- _Given task_:
Output exactly the lines that run from the line containing "Generate a Python" through the line containing "2, 0, 1, 1, 0]", with both ends included.

===== Material provided

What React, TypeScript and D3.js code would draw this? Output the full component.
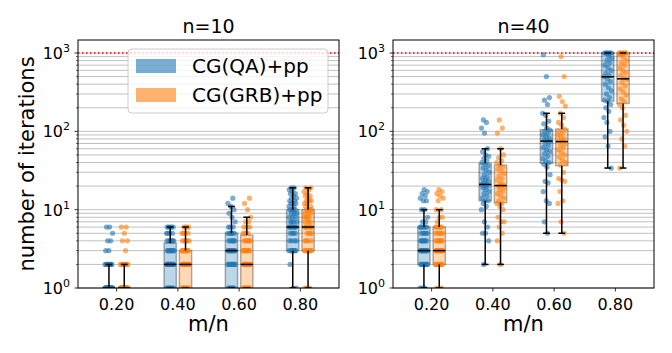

==========
===== Material provided

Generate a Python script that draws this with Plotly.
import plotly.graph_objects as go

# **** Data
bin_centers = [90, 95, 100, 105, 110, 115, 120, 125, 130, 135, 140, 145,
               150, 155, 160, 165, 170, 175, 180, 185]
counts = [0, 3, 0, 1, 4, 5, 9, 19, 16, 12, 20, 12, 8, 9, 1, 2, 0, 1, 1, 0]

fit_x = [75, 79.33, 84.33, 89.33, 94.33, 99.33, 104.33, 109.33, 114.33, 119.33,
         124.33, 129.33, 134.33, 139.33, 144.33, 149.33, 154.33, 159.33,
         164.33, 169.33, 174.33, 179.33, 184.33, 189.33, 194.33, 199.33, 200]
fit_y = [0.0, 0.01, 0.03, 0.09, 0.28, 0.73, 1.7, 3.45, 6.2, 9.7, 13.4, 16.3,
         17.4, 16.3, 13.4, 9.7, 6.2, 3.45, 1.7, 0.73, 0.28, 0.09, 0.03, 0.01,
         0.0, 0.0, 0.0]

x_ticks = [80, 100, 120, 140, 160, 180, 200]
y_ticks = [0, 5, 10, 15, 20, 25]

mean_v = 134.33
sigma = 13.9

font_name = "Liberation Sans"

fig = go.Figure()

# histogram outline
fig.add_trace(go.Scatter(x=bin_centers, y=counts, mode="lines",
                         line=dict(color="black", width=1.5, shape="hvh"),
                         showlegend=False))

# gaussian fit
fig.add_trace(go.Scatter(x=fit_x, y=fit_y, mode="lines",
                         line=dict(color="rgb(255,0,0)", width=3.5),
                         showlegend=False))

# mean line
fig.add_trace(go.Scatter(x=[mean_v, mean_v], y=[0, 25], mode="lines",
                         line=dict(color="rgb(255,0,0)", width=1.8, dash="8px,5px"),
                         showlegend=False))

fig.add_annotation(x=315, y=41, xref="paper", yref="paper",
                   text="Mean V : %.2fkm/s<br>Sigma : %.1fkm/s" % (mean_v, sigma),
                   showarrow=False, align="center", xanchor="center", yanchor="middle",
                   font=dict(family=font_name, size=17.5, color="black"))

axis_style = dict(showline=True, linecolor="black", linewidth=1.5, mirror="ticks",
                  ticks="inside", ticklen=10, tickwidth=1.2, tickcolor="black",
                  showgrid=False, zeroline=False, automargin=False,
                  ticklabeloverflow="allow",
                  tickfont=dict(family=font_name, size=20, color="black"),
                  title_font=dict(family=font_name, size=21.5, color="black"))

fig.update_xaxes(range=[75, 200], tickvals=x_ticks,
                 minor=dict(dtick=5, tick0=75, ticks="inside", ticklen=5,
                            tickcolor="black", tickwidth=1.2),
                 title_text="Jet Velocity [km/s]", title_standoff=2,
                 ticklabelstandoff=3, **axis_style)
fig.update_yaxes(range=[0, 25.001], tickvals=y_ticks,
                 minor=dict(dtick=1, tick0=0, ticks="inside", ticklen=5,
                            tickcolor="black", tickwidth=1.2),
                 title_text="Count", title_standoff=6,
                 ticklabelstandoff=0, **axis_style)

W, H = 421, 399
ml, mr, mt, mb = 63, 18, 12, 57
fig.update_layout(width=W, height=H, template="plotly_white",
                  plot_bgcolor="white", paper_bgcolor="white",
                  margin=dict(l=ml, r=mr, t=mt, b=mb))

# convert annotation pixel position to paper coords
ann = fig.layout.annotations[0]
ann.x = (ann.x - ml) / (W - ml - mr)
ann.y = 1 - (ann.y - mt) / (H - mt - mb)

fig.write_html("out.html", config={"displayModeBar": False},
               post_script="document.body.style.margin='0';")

==========

- _Exercise answer_:
Generate a Python script that draws this with Plotly.
import plotly.graph_objects as go

# **** Data
bin_centers = [90, 95, 100, 105, 110, 115, 120, 125, 130, 135, 140, 145,
               150, 155, 160, 165, 170, 175, 180, 185]
counts = [0, 3, 0, 1, 4, 5, 9, 19, 16, 12, 20, 12, 8, 9, 1, 2, 0, 1, 1, 0]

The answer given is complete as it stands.